The Court of Appeal for Ontario has allowed an appeal by Great-West Lifeco Inc. (TSX:GWO), reducing the amount that the company must pay following a class action suit concerning the financing for the Winnipeg-based financial services firm’s acquisition of London Life Insurance Co, back in 1997.
The appeal court handed down its decision Monday, allowing an appeal brought by the insurer from a judgment issued in January 2013, setting aside parts of the trial judge’s order, and recalculating the amount that the firm must pay from over $280 million to $51.6 million.
The judgment follows a class action suit over an aspect of the London Life acquisition known as the participating account transactions (PATs), which were created so that policyholders with policies that entitled them to share in the profits of the life insurer also benefited from anticipated cost savings produced by the acquisition. Following a class action suit, a judge ruled in favour of the plaintiffs in the case, finding that the PATs violated insurance legislation; and that finding was substantially upheld on appeal.
According to the appeal court decision, the trial judge required that the initial $220 million involved with these transactions, plus interest (approximately $390 million), be returned to the accounts, and that “litigation trusts” be created to distribute the amounts directly to the participating policyholders. The appeal court rejected this approach, and substituted an order unwinding the transactions and developed a formula for calculating the amount to be returned to the accounts.

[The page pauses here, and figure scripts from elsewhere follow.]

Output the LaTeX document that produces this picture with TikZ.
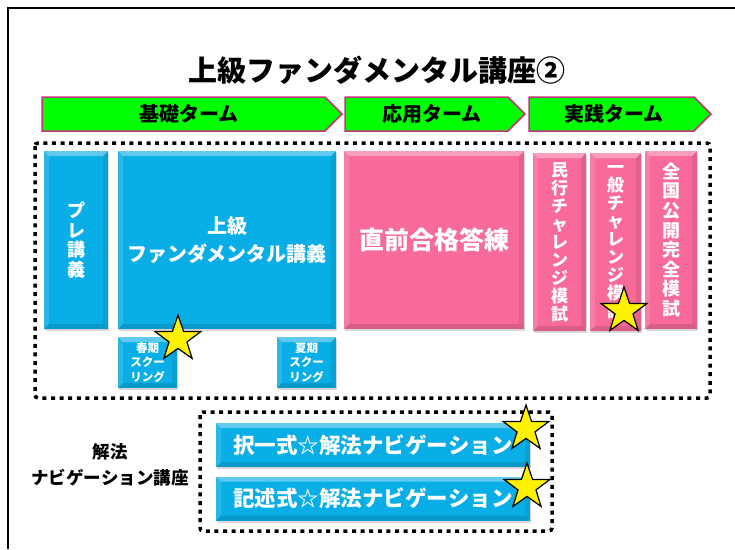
\documentclass[tikz,border=0pt]{standalone}
\usepackage{fontspec}
\newfontfamily\jp{Noto Sans CJK JP}
\usetikzlibrary{shapes.geometric,shadows}
\definecolor{cblue}{HTML}{0AAEE6}
\definecolor{cpink}{HTML}{F76A9A}
\definecolor{cgreen}{HTML}{00FF00}
\definecolor{cmag}{HTML}{C8327D}
\begin{document}
\begin{tikzpicture}[x=1pt,y=-1pt,
  every node/.style={font=\jp\bfseries},
  bevel/.style={path picture={
    \fill[white,opacity=.35] (path picture bounding box.north west) -- (path picture bounding box.north east)
      -- ([shift={(-5pt,-5pt)}]path picture bounding box.north east) -- ([shift={(5pt,-5pt)}]path picture bounding box.north west) -- cycle;
    \fill[white,opacity=.12] (path picture bounding box.north west) -- ([shift={(5pt,-5pt)}]path picture bounding box.north west)
      -- ([shift={(5pt,5pt)}]path picture bounding box.south west) -- (path picture bounding box.south west) -- cycle;
    \fill[black,opacity=.08] (path picture bounding box.north east) -- ([shift={(-5pt,-5pt)}]path picture bounding box.north east)
      -- ([shift={(-5pt,5pt)}]path picture bounding box.south east) -- (path picture bounding box.south east) -- cycle;
    \fill[black,opacity=.12] (path picture bounding box.south west) -- (path picture bounding box.south east)
      -- ([shift={(-5pt,5pt)}]path picture bounding box.south east) -- ([shift={(5pt,5pt)}]path picture bounding box.south west) -- cycle;
  }},
  box/.style={draw=none, inner sep=0pt, text=white, align=center, bevel,
    drop shadow={opacity=.3, shadow xshift=1pt, shadow yshift=-2pt}},
  bluebox/.style={box, fill=cblue},
  pinkbox/.style={box, fill=cpink},
  term/.style={fill=cgreen, draw=cmag, line width=1.5pt, line join=miter},
  dotframe/.style={draw=black, line width=3.5pt, dash pattern=on 4pt off 4.6pt, rounded corners=3pt},
  starmark/.style={star, star points=5, star point ratio=2.55, minimum size=48pt, inner sep=0pt,
    fill=yellow, draw=black, line width=1.2pt},
  vtext/.style={font=\jp\bfseries\fontsize{17}{18}\selectfont}
]
\useasboundingbox (0,0) rectangle (735,549);
% outer frame
\draw[line width=2.2pt] (8,549) -- (8,8) -- (735,8);

% title
\node[font=\jp\bfseries\fontsize{29}{32}\selectfont] (title) at (377,70) {上級ファンダメンタル講座②};

% term arrows
\draw[term] (42,97) -- (325,97) -- (342,114) -- (325,131) -- (42,131) -- cycle;
\draw[term] (345,97) -- (508,97) -- (525,114) -- (508,131) -- (345,131) -- cycle;
\draw[term] (529,97) -- (694,97) -- (711,114) -- (694,131) -- (529,131) -- cycle;
\node[font=\jp\bfseries\fontsize{20}{22}\selectfont] (h1) at (189,114) {基礎ターム};
\node[font=\jp\bfseries\fontsize{20}{22}\selectfont] (h2) at (432,114) {応用ターム};
\node[font=\jp\bfseries\fontsize{20}{22}\selectfont] (h3) at (614,114) {実践ターム};

% main dotted frame
\draw[dotframe] (35,143) rectangle (710,398);

% blue boxes
\node[bluebox, minimum width=64pt, minimum height=178pt, font=\jp\bfseries\fontsize{18}{19.5}\selectfont] (pre) at (76,240) {プ\\レ\\講\\義};
\node[bluebox, minimum width=218pt, minimum height=178pt, font=\jp\bfseries\fontsize{20}{28}\selectfont] (fund) at (227,240) {上級\\ファンダメンタル講義};
\node[bluebox, minimum width=59pt, minimum height=51pt, font=\jp\bfseries\fontsize{11.5}{14.5}\selectfont] (spring) at (147.5,362.5) {春期\\スクー\\リング};
\node[bluebox, minimum width=59pt, minimum height=51pt, font=\jp\bfseries\fontsize{11.5}{14.5}\selectfont] (summer) at (306.5,362.5) {夏期\\スクー\\リング};

% pink boxes
\node[pinkbox, minimum width=180pt, minimum height=178pt, font=\jp\bfseries\fontsize{25}{28}\selectfont] (choku) at (434,240) {直前合格答練};
\node[pinkbox, vtext, minimum width=53pt, minimum height=178pt] (minko) at (559.5,242) {民\\行\\チ\\ャ\\レ\\ン\\ジ\\模\\試};
\node[pinkbox, vtext, minimum width=51pt, minimum height=178pt] (ippan) at (615.5,242) {一\\般\\チ\\ャ\\レ\\ン\\ジ\\模\\試};
\node[pinkbox, minimum width=52pt, minimum height=178pt, font=\jp\bfseries\fontsize{18}{19.6}\selectfont] (zenkoku) at (671,240) {全\\国\\公\\開\\完\\全\\模\\試};

% bottom section
\node[font=\jp\bfseries\fontsize{17.5}{26}\selectfont, align=center] (navlabel) at (110,465) {解法\\ナビゲーション講座};
\draw[dotframe] (200,412) rectangle (552,531);
\node[bluebox, minimum width=314pt, minimum height=44pt, font=\jp\bfseries\fontsize{21.5}{24}\selectfont] (nav1) at (373,445) {択一式☆解法ナビゲーション};
\node[bluebox, minimum width=314pt, minimum height=44pt, font=\jp\bfseries\fontsize{21.5}{24}\selectfont] (nav2) at (373,498.5) {記述式☆解法ナビゲーション};

% stars
\node[starmark] (s1) at (178,339) {};
\node[starmark] (s2) at (624,311) {};
\node[starmark] (s3) at (526,429) {};
\node[starmark] (s4) at (527,487) {};
\end{tikzpicture}
\end{document}
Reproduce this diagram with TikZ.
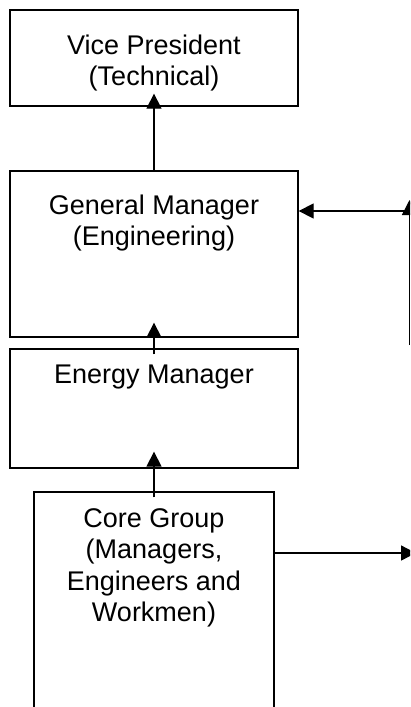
\documentclass[tikz,border=0pt]{standalone}
\usepackage{fontspec}
\setmainfont{Liberation Sans}
\usetikzlibrary{arrows.meta}
\begin{document}
\begin{tikzpicture}[x=1pt,y=-1pt,
  box/.style={draw=black, line width=1.3pt, rectangle, inner sep=0pt, fill=none},
  txt/.style={inner sep=0pt, align=center, anchor=north, font=\fontsize{27}{31.5}\selectfont},
  conn/.style={draw=black, line width=1.3pt, -{Triangle[length=15pt,width=15pt]}}]
\useasboundingbox (0,0) rectangle (410,707);
\clip (0,0) rectangle (410,707);
% boxes
\node[box, minimum width=288pt, minimum height=96pt] (VP) at (154,58) {};
\node[box, minimum width=288pt, minimum height=166pt] (GM) at (154,254) {};
\node[box, minimum width=288pt, minimum height=119pt] (EM) at (154,408.5) {};
\node[box, minimum width=240pt, minimum height=240pt] (CG) at (154,612) {};
% texts
\node[txt] (VPt) at ([yshift=-25pt]VP.north) {Vice President\\(Technical)};
\node[txt] (GMt) at ([yshift=-24pt]GM.north) {General Manager\\(Engineering)};
\node[txt] (EMt) at ([yshift=-16pt]EM.north) {Energy Manager};
\node[txt] (CGt) at ([yshift=-17pt]CG.north) {Core Group\\(Managers,\\Engineers and\\Workmen)};
% free ends at the right edge
\coordinate (R1) at (409.5,211);
\coordinate (Rtop) at (409.5,200);
\coordinate (Rbot) at (409.5,345);
\coordinate (R3) at (416,553);
% connectors
\draw[conn] (GM.north) -- ([yshift=13pt]VP.south);
\draw[conn] ([yshift=-6pt]EM.north) -- ([yshift=15pt]GM.south);
\draw[conn] ([yshift=-6pt]CG.north) -- ([yshift=17pt]EM.south);
\draw[conn] (R1) -- (R1 -| GM.east);
\draw[conn] (Rbot) -- (Rtop);
\draw[conn] (R3 -| CG.east) -- (R3);
\end{tikzpicture}
\end{document}
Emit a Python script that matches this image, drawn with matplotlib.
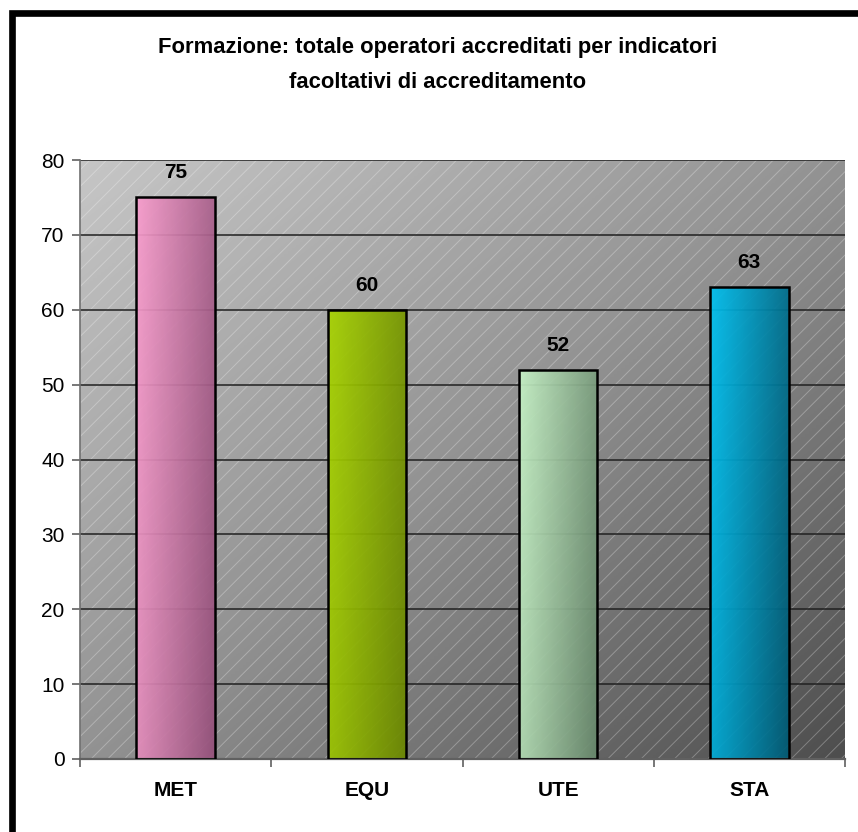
import numpy as np
import matplotlib
matplotlib.use("Agg")
import matplotlib.pyplot as plt
from matplotlib.patches import Rectangle
from matplotlib.colors import LinearSegmentedColormap

categories = ["MET", "EQU", "UTE", "STA"]
values = [75, 60, 52, 63]
yticks = [0, 10, 20, 30, 40, 50, 60, 70, 80]
title = "Formazione: totale operatori accreditati per indicatori\nfacoltativi di accreditamento"
bar_light = ["#f99dcd", "#a8d400", "#c6f2c6", "#00c2f2"]
bar_dark = ["#94507a", "#6a8600", "#66866a", "#005a74"]

plt.rcParams['font.family'] = ['Liberation Sans', 'DejaVu Sans']

fig = plt.figure(figsize=(8.58, 8.32), dpi=100)
ax = fig.add_axes([80/858, 1-759/832, 765/858, 599/832])

# background gradient (light top-left, dark bottom-right)
gx, gy = np.meshgrid(np.linspace(0, 1, 200), np.linspace(0, 1, 200))
g = (gx + gy) / 2
bg_cmap = LinearSegmentedColormap.from_list("bg", ["#c6c6c6", "#929292", "#4e4e4e"])
ax.imshow(g, cmap=bg_cmap, extent=[0, 1, 0, 1], transform=ax.transAxes,
          aspect='auto', zorder=0, interpolation='bilinear', origin='upper')
plt.rcParams['hatch.color'] = (1, 1, 1, 0.28)
plt.rcParams['hatch.linewidth'] = 0.7
ax.add_patch(Rectangle((0, 0), 1, 1, transform=ax.transAxes, facecolor='none',
                       edgecolor=(1, 1, 1, 0.28), hatch='//', linewidth=0, zorder=0.5))

x = np.arange(len(categories))
bars = ax.bar(x, values, width=0.41, facecolor='none', edgecolor='black',
              linewidth=1.8, zorder=3)
for b, c1, c2, v in zip(bars, bar_light, bar_dark, values):
    cm = LinearSegmentedColormap.from_list("b", [c1, c2])
    hx, hy = np.meshgrid(np.linspace(0, 1, 100), np.linspace(0, 1, 100))
    gg = 0.8 * hx + 0.2 * hy
    im = ax.imshow(gg, cmap=cm, extent=[b.get_x(), b.get_x() + b.get_width(), 0, v],
                   aspect='auto', zorder=2, interpolation='bilinear', alpha=0.93,
                   origin='upper')
    im.set_clip_path(b)
    ax.text(b.get_x() + b.get_width() / 2, v + 2.0, str(v), ha='center', va='bottom',
            fontsize=15, fontweight='bold', zorder=4)

ax.set_xlim(-0.5, len(categories) - 0.5)
ax.set_ylim(0, 80)
ax.set_yticks(yticks)
ax.set_yticklabels([str(t) for t in yticks], fontsize=15)
ax.yaxis.grid(True, color='#202020', linewidth=1.1, zorder=1)
ax.set_axisbelow(True)
ax.set_xticks(x)
ax.set_xticklabels(categories, fontsize=15, fontweight='bold')
ax.tick_params(axis='x', length=0, pad=16)
ax.set_xticks(np.arange(len(categories) + 1) - 0.5, minor=True)
ax.tick_params(axis='x', which='minor', length=6, color='#606060', width=1.2)
ax.tick_params(axis='y', length=6, color='#606060', width=1.2, pad=5)
for s in ['top', 'right']:
    ax.spines[s].set_visible(False)
ax.spines['left'].set_color('#707070')
ax.spines['bottom'].set_color('#606060')
ax.spines['left'].set_linewidth(1.2)
ax.spines['bottom'].set_linewidth(1.6)

fig.text(438/858, 1-65/832, title, ha='center', va='center', fontsize=15.8,
         fontweight='bold', linespacing=1.85)

top = 1 - 12.5/832
fig.add_artist(Rectangle((11.5/858, -0.1), 1.2, top + 0.1,
                         transform=fig.transFigure, facecolor='none',
                         edgecolor='black', linewidth=4.8, clip_on=False))

fig.savefig("out.png", dpi=100)
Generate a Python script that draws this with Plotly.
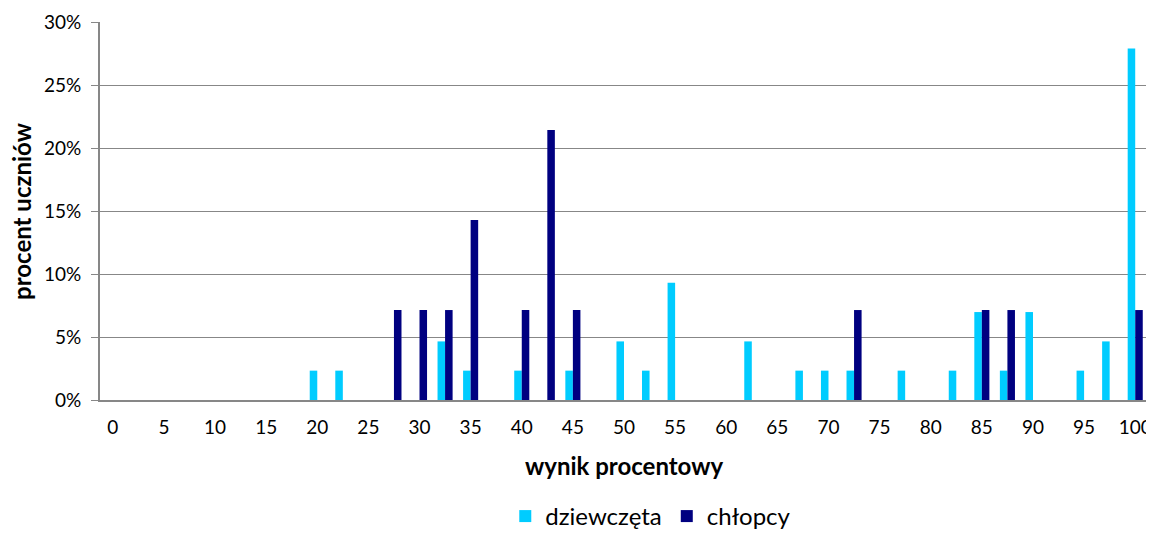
import plotly.graph_objects as go

# categories: percentage score in 2.5-point steps
scores = [i * 2.5 for i in range(41)]
tick_labels = [str(v) for v in range(0, 101, 5)]

# share of students (fractions)
girls = [0, 0, 0, 0, 0, 0, 0, 0, 0.0233, 0.0233,
         0, 0, 0, 0.0465, 0.0233, 0, 0.0233, 0, 0.0233, 0,
         0.0465, 0.0233, 0.093, 0, 0, 0.0465, 0, 0.0233, 0.0233, 0.0233,
         0, 0.0233, 0, 0.0233, 0.0698, 0.0233, 0.0698, 0, 0.0233, 0.0465,
         0.279]
boys = [0, 0, 0, 0, 0, 0, 0, 0, 0, 0,
        0, 0.0714, 0.0714, 0.0714, 0.1429, 0, 0.0714, 0.2143, 0.0714, 0,
        0, 0, 0, 0, 0, 0, 0, 0, 0, 0.0714,
        0, 0, 0, 0, 0.0714, 0.0714, 0, 0, 0, 0,
        0.0714]

FONT = "Lato"
GRID = "#878787"

fig = go.Figure()
fig.add_trace(go.Bar(x=scores, y=girls, name="dziewczęta", marker_color="#00CCFF",
                     marker_line_width=0))
fig.add_trace(go.Bar(x=scores, y=boys, name="chłopcy", marker_color="#000080",
                     marker_line_width=0))

fig.update_layout(
    width=1154, height=533,
    margin=dict(l=92, r=14, t=14, b=141),
    paper_bgcolor="white", plot_bgcolor="white",
    barmode="group", bargap=0.41, bargroupgap=0,
    font=dict(family=FONT, size=19, color="#000000"),
    showlegend=True,
    legend=dict(orientation="h", xref="container", yref="container",
                x=0.557, xanchor="center", y=0.046, yanchor="middle",
                font=dict(size=24), itemwidth=30, tracegroupgap=0),
    xaxis=dict(range=[-1.25, 101.25], tickmode="array",
               tickvals=list(range(0, 101, 5)), ticktext=tick_labels,
               showgrid=False, showline=True, linecolor=GRID, linewidth=2,
               ticks="", ticklen=0, ticklabelstandoff=9,
               zeroline=False, automargin=False),
    yaxis=dict(range=[0, 0.30], dtick=0.05, tickformat=".0%",
               showgrid=True, gridcolor=GRID, gridwidth=1,
               showline=True, linecolor=GRID, linewidth=2,
               ticks="outside", ticklen=7, tickcolor=GRID, tickwidth=1,
               ticklabelstandoff=6,
               zeroline=False, automargin=False),
    annotations=[
        dict(text="<b>wynik procentowy</b>", xref="paper", yref="paper",
             x=0.5, y=-0.1746, xanchor="center", yanchor="middle",
             showarrow=False, font=dict(size=24)),
        dict(text="<b>procent uczniów</b>", xref="paper", yref="paper",
             x=-0.0754, y=0.5, xanchor="center", yanchor="middle", textangle=-90,
             showarrow=False, font=dict(size=24)),
    ],
)

fig.write_html("out.html")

The trial judge then released a second decision establishing the amount to be repaid, which the firm appealed. As a result, the appeal court has sharply reduced the amount payable by the company. The appeal court calculates that the original contribution, plus foregone investment income and interest at $371.8 million, but subtracts $320.2 million in merger expense savings, leaving an order for $51.6 million.
Great-West Life says that the financial impact of the decision will be reported in its fourth quarter financial results as a “subsequent event”. And, it says that “There will not be any impact on the capital position of the companies or on participating policy contract terms and conditions.”